Other than at airports, or in hostage situations, we in the UK aren’t used to seeing our bobbies on the beat armed.
Granted, times have changed. Where once it was a case of being armed with a whistle and a truncheon…
…we’ve witnessed the addition of stab vests, radios and various other bits of ‘kit’.
Nevertheless, our English bobbies still generally look like English bobbies. We pride ourselves on the fact that the overwhelming majority of our bobbies aren’t armed.
It’s always a shock, then, to read or see yet another story about deaths, at the hands of the police, in America in particular. Yes, I know there’s a substantially different culture in the US, with the ‘right to bear arms’, and so on, but policemen opening fire on unarmed civilians is still a jaw-dropping moment for us. Certainly, in a split second, the American policeman has to make a decision as to whether, due to the availability of firearms, someone is carrying a gun. In the UK, the balance of probability is that someone isn’t carrying a loaded weapon, so different rules and police culture apply.
While our policemen are far from perfect, and there is clear statistical evidence of black teenagers being 28 times more likely to be stopped by the police for no legitimate reason than white teenagers, something that points to something of a racial profiling occurring (or, indeed, flat-out racist approach to our own citizens), our young folk will almost certainly walk away from the encounter with the police.
In America, it’s different. That gun-culture, that sometimes naked racism apparent in the police, means some people won’t get the chance to walk away.
There have been some high-profile incidents in recent years. Ferguson, Missouri, being one that was particularly shocking. Michael Brown was just one of many.
These high profile deaths have spawned a group called Black Lives Matter. Of course they do. Each human life is important. A culture of white-cop-kills-black-teen simply cannot go on, and has gone on too long. A culture wherein a predominantly white police force are, or are perceived to be, racist must end.
Black Lives Matter.
An infographic from the Black Lives Matter website.
The issues facing many black people in the US isn’t just about police brutality or racism either. There’s a wide range of issues that need to be addressed for a better, fairer, more equable society. And this applies in the UK too, lest you think I’m having a pop at the US in isolation.
Black Lives Matter.
What I wasn’t aware of, until recently, is the number of black females are also the victims of the police. Not all are firearms related deaths, but too often the actions of the police are questionable.

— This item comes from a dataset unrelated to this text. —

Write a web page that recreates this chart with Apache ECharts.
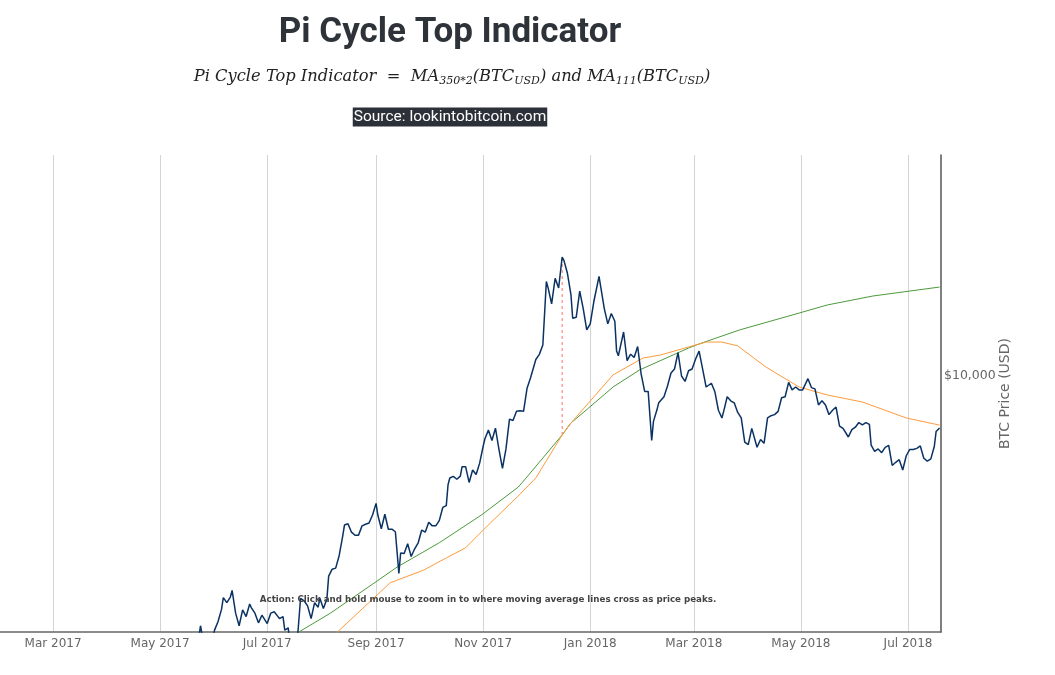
<!DOCTYPE html>
<html>
<head>
    <meta charset="UTF-8">
    <title>Pi Cycle Top Indicator</title>
    <script src="https://cdn.jsdelivr.net/npm/echarts@6/dist/echarts.min.js"></script>
    <style>
        *{margin:0;padding:0}
        html,body{width:100%;height:100%;background:#fff}
        #main{width:1055px;height:675px}
    </style>
</head>
<body>
<div id="main"></div>
<script type="text/javascript">
    // BTC price (daily close, sampled)
    var priceDates = [
        '2017-05-18','2017-05-20','2017-05-22','2017-05-24','2017-05-26','2017-05-28','2017-05-30',
        '2017-06-01','2017-06-03','2017-06-05','2017-06-06','2017-06-08','2017-06-10','2017-06-11','2017-06-13',
        '2017-06-15','2017-06-17','2017-06-19','2017-06-21','2017-06-22','2017-06-24','2017-06-26','2017-06-28',
        '2017-07-01','2017-07-03','2017-07-05','2017-07-08','2017-07-10','2017-07-11','2017-07-13','2017-07-15',
        '2017-07-16','2017-07-18','2017-07-20','2017-07-22','2017-07-24','2017-07-26','2017-07-28','2017-07-30',
        '2017-07-31','2017-08-02','2017-08-04','2017-08-05','2017-08-07','2017-08-09','2017-08-11','2017-08-13',
        '2017-08-14','2017-08-16','2017-08-18','2017-08-20','2017-08-22','2017-08-24','2017-08-26','2017-08-28',
        '2017-08-30','2017-09-01','2017-09-02','2017-09-04','2017-09-06','2017-09-08','2017-09-10','2017-09-12',
        '2017-09-14','2017-09-15','2017-09-17','2017-09-19','2017-09-21','2017-09-23','2017-09-25','2017-09-27',
        '2017-09-29','2017-10-01','2017-10-03','2017-10-05','2017-10-07','2017-10-09','2017-10-11','2017-10-12',
        '2017-10-13','2017-10-15','2017-10-17','2017-10-19','2017-10-20','2017-10-22','2017-10-24','2017-10-26',
        '2017-10-28','2017-10-30','2017-11-01','2017-11-02','2017-11-04','2017-11-06','2017-11-08','2017-11-10',
        '2017-11-12','2017-11-14','2017-11-16','2017-11-18','2017-11-20','2017-11-22','2017-11-24','2017-11-26',
        '2017-11-28','2017-12-01','2017-12-03','2017-12-05','2017-12-07','2017-12-08','2017-12-10','2017-12-12',
        '2017-12-14','2017-12-16','2017-12-17','2017-12-19','2017-12-21','2017-12-22','2017-12-24','2017-12-26',
        '2017-12-28','2017-12-30','2018-01-01','2018-01-03','2018-01-06','2018-01-07','2018-01-09','2018-01-11',
        '2018-01-13','2018-01-15','2018-01-16','2018-01-17','2018-01-20','2018-01-22','2018-01-24','2018-01-26',
        '2018-01-28','2018-01-30','2018-02-01','2018-02-03','2018-02-05','2018-02-06','2018-02-08','2018-02-09',
        '2018-02-12','2018-02-14','2018-02-16','2018-02-18','2018-02-20','2018-02-22','2018-02-24','2018-02-26',
        '2018-02-28','2018-03-02','2018-03-04','2018-03-05','2018-03-07','2018-03-08','2018-03-11','2018-03-13',
        '2018-03-15','2018-03-17','2018-03-18','2018-03-20','2018-03-22','2018-03-24','2018-03-26','2018-03-28',
        '2018-03-30','2018-04-01','2018-04-03','2018-04-06','2018-04-08','2018-04-10','2018-04-12','2018-04-14',
        '2018-04-16','2018-04-18','2018-04-20','2018-04-22','2018-04-24','2018-04-26','2018-04-28','2018-04-30',
        '2018-05-02','2018-05-05','2018-05-07','2018-05-09','2018-05-11','2018-05-13','2018-05-15','2018-05-17',
        '2018-05-19','2018-05-21','2018-05-23','2018-05-25','2018-05-28','2018-05-30','2018-06-01','2018-06-03',
        '2018-06-05','2018-06-07','2018-06-09','2018-06-10','2018-06-12','2018-06-14','2018-06-16','2018-06-18',
        '2018-06-20','2018-06-22','2018-06-24','2018-06-26','2018-06-28','2018-06-30','2018-07-02','2018-07-04',
        '2018-07-06','2018-07-08','2018-07-10','2018-07-12','2018-07-14','2018-07-16','2018-07-17','2018-07-18',
        '2018-07-19'
    ];
    var priceValues = [
        1880, 2040, 2150, 2460, 2200, 2180, 2200,
        2400, 2520, 2700, 2880, 2800, 2890, 3000, 2640,
        2460, 2690, 2590, 2780, 2720, 2640, 2500, 2610,
        2490, 2640, 2660, 2560, 2590, 2400, 2430, 1930,
        1930, 2230, 2870, 2830, 2750, 2560, 2800, 2730,
        2870, 2710, 2860, 3250, 3380, 3400, 3650, 4070,
        4330, 4360, 4160, 4090, 4090, 4310, 4350, 4380,
        4580, 4890, 4580, 4240, 4600, 4230, 4230, 4170,
        3300, 3700, 3690, 3900, 3630, 3790, 3920, 4210,
        4160, 4400, 4310, 4310, 4440, 4780, 4830, 5430,
        5640, 5690, 5600, 5700, 6010, 6010, 5500, 5900,
        5750, 6130, 6740, 7030, 7380, 6960, 7460, 6620,
        5950, 6640, 7850, 7790, 8200, 8230, 8200, 9330,
        9900, 10970, 11290, 11900, 17000, 16400, 15000, 17300,
        16400, 19500, 19140, 17800, 15800, 13830, 13900, 16100,
        14600, 12950, 13400, 15150, 17500, 16480, 14600, 13400,
        14200, 13600, 11500, 11200, 12800, 10900, 11300, 11100,
        11800, 10100, 9170, 9170, 6960, 7750, 8270, 8600,
        8900, 9450, 10170, 10400, 11400, 10000, 9700, 10300,
        10400, 11000, 11500, 11500, 9900, 9400, 9600, 9150,
        8250, 7900, 8200, 8900, 8700, 8600, 8150, 7900,
        6900, 6800, 7450, 6700, 7000, 6850, 7900, 8000,
        8050, 8200, 8850, 8900, 9650, 9250, 9400, 9250,
        9250, 9850, 9370, 9300, 8500, 8700, 8500, 8050,
        8250, 8400, 7550, 7450, 7100, 7400, 7500, 7700,
        7600, 7700, 7620, 6780, 6550, 6640, 6500, 6700,
        6770, 6050, 6160, 6250, 5900, 6390, 6620, 6620,
        6660, 6750, 6300, 6200, 6280, 6740, 7320, 7380,
        7470
    ];

    // 350 day moving average x 2
    var ma350x2Dates = [
        '2017-07-01','2017-07-19','2017-08-06','2017-09-01','2017-09-13','2017-10-07','2017-10-31',
        '2017-11-21','2017-11-25','2017-12-16','2017-12-21','2017-12-31','2018-01-14','2018-01-29',
        '2018-02-26','2018-03-04','2018-03-27','2018-04-30','2018-05-16','2018-06-11','2018-07-19'
    ];
    var ma350x2Values = [
        2150, 2375, 2640, 3150, 3420, 3920, 4580,
        5360, 5610, 7180, 7680, 8350, 9400, 10340,
        11700, 11970, 12950, 14240, 14900, 15670, 16480
    ];

    // 111 day moving average
    var ma111Dates = [
        '2017-07-31','2017-08-10','2017-09-09','2017-09-28','2017-10-11','2017-10-22','2017-11-01',
        '2017-11-21','2017-12-01','2017-12-16','2017-12-20','2017-12-31','2018-01-14','2018-01-31',
        '2018-02-10','2018-02-26','2018-03-08','2018-03-17','2018-03-26','2018-04-11','2018-04-30',
        '2018-05-16','2018-06-05','2018-06-30','2018-07-19'
    ];
    var ma111Values = [
        2160, 2375, 3130, 3360, 3600, 3810, 4210,
        5100, 5640, 7180, 7590, 8590, 10060, 11060,
        11250, 11770, 12100, 12100, 11840, 10520, 9400,
        8990, 8640, 7900, 7590
    ];

    // price peak down to the moving average cross
    var peakDates = ['2017-12-16', '2017-12-16'];
    var peakValues = [7180, 19500];

    var monthNames = ['Jan','Feb','Mar','Apr','May','Jun','Jul','Aug','Sep','Oct','Nov','Dec'];

    function zip(a, b) {
        return a.map(function (d, i) { return [d, b[i]]; });
    }

    var myChart = echarts.init(document.getElementById('main'));
    var DAY = 86400000;

    option = {
        animation: false,
        backgroundColor: '#fff',
        grid: { left: 0, right: 114, top: 155, bottom: 43 },
        graphic: [
            {
                type: 'text', x: 450, y: 33, z: 10,
                style: {
                    text: 'Pi Cycle Top Indicator',
                    font: 'bold 35px Roboto',
                    fill: '#2d3339',
                    align: 'center', verticalAlign: 'middle',
                    textAlign: 'center', textVerticalAlign: 'middle'
                }
            },
            {
                type: 'text', x: 452, y: 77, z: 10,
                style: {
                    text: 'Pi Cycle Top Indicator  =  MA{s|350*2}(BTC{s|USD}) and MA{s|111}(BTC{s|USD})',
                    fontFamily: 'DejaVu Serif',
                    fontStyle: 'italic',
                    fontSize: 16.3,
                    lineHeight: 20,
                    fill: '#222',
                    align: 'center', verticalAlign: 'middle',
                    textAlign: 'center', textVerticalAlign: 'middle',
                    rich: {
                        s: {
                            fontFamily: 'DejaVu Serif', fontStyle: 'italic', fontSize: 11,
                            lineHeight: 10, verticalAlign: 'bottom', fill: '#222'
                        }
                    }
                }
            },
            {
                type: 'text', x: 450, y: 117, z: 10,
                style: {
                    text: 'Source: lookintobitcoin.com',
                    font: '15.5px Roboto',
                    fill: '#ffffff',
                    backgroundColor: '#2c3038',
                    padding: [2, 1, 1, 1],
                    align: 'center', verticalAlign: 'middle',
                    textAlign: 'center', textVerticalAlign: 'middle'
                }
            },
            {
                type: 'text', x: 488, y: 600, z: 100,
                style: {
                    text: 'Action: Click and hold mouse to zoom in to where moving average lines cross as price peaks.',
                    font: 'bold 8.7px "DejaVu Sans"',
                    fill: '#444',
                    align: 'center', verticalAlign: 'middle',
                    textAlign: 'center', textVerticalAlign: 'middle'
                }
            }
        ],
        xAxis: {
            type: 'time',
            min: '2017-01-29 19:00',
            max: '2018-07-19 19:00',
            splitNumber: 7,
            minInterval: 62 * DAY,
            maxInterval: 75 * DAY,
            axisLine: { lineStyle: { color: '#666', width: 1.5 } },
            axisTick: { show: false },
            splitLine: { show: true, showMinLine: false, showMaxLine: false, lineStyle: { color: '#d4d4d4', width: 1 } },
            axisLabel: {
                color: '#666',
                fontFamily: 'DejaVu Sans',
                fontSize: 12,
                margin: 6,
                formatter: function (v) {
                    var d = new Date(v);
                    return monthNames[d.getMonth()] + ' ' + d.getFullYear();
                }
            }
        },
        yAxis: {
            type: 'log',
            logBase: 10,
            position: 'right',
            min: 2375,
            max: 34590,
            name: 'BTC Price (USD)',
            nameLocation: 'middle',
            nameGap: 57,
            nameMoveOverlap: false,
            nameTextStyle: { color: '#666', fontFamily: 'DejaVu Sans', fontSize: 14 },
            axisLine: { show: true, lineStyle: { color: '#555', width: 1.5 } },
            axisTick: { show: false },
            splitLine: { show: false },
            axisLabel: {
                color: '#666',
                fontFamily: 'DejaVu Sans',
                fontSize: 12.5,
                margin: 3,
                formatter: function (v) {
                    var l = Math.log(v) / Math.LN10;
                    if (Math.abs(l - Math.round(l)) > 1e-6) return '';
                    return '$' + Math.round(v).toLocaleString('en-US');
                }
            }
        },
        series: [
            {
                name: '350DMA x 2',
                type: 'line',
                data: zip(ma350x2Dates, ma350x2Values),
                showSymbol: false,
                lineStyle: { color: '#4c9a3c', width: 1 },
                z: 2
            },
            {
                name: '111DMA',
                type: 'line',
                data: zip(ma111Dates, ma111Values),
                showSymbol: false,
                lineStyle: { color: '#ff9a3c', width: 1 },
                z: 2
            },
            {
                name: 'BTC Price',
                type: 'line',
                data: zip(priceDates, priceValues),
                showSymbol: false,
                lineStyle: { color: '#0a3263', width: 1.5 },
                z: 3
            },
            {
                name: 'Peak',
                type: 'line',
                data: zip(peakDates, peakValues),
                showSymbol: false,
                lineStyle: { color: '#ff7070', width: 1, type: [3, 3] },
                z: 1
            }
        ]
    };
    myChart.setOption(option);
</script>
</body>
</html>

Recently, one grouping, the BlackOUT Collective, staged a protest about this.
Part of their action was to protest topless in order to also bring attention to the fact that society tends to focus on black women’s physical bodies except when those bodies are victims of violence. They also wanted to let women reclaim their bodies in a public space.
There is still something immensely powerful in a statement made involving nudity. It remains one way in which people’s fight is suddenly made much more visible in the media.
We’ve previously expressed our view that #blacklivesmatter, and I’m happy to do so again today. We need an equal world. We need a world without police brutality or racism. We support the BlackOUT Collective’s protest and join the call for a more equable world.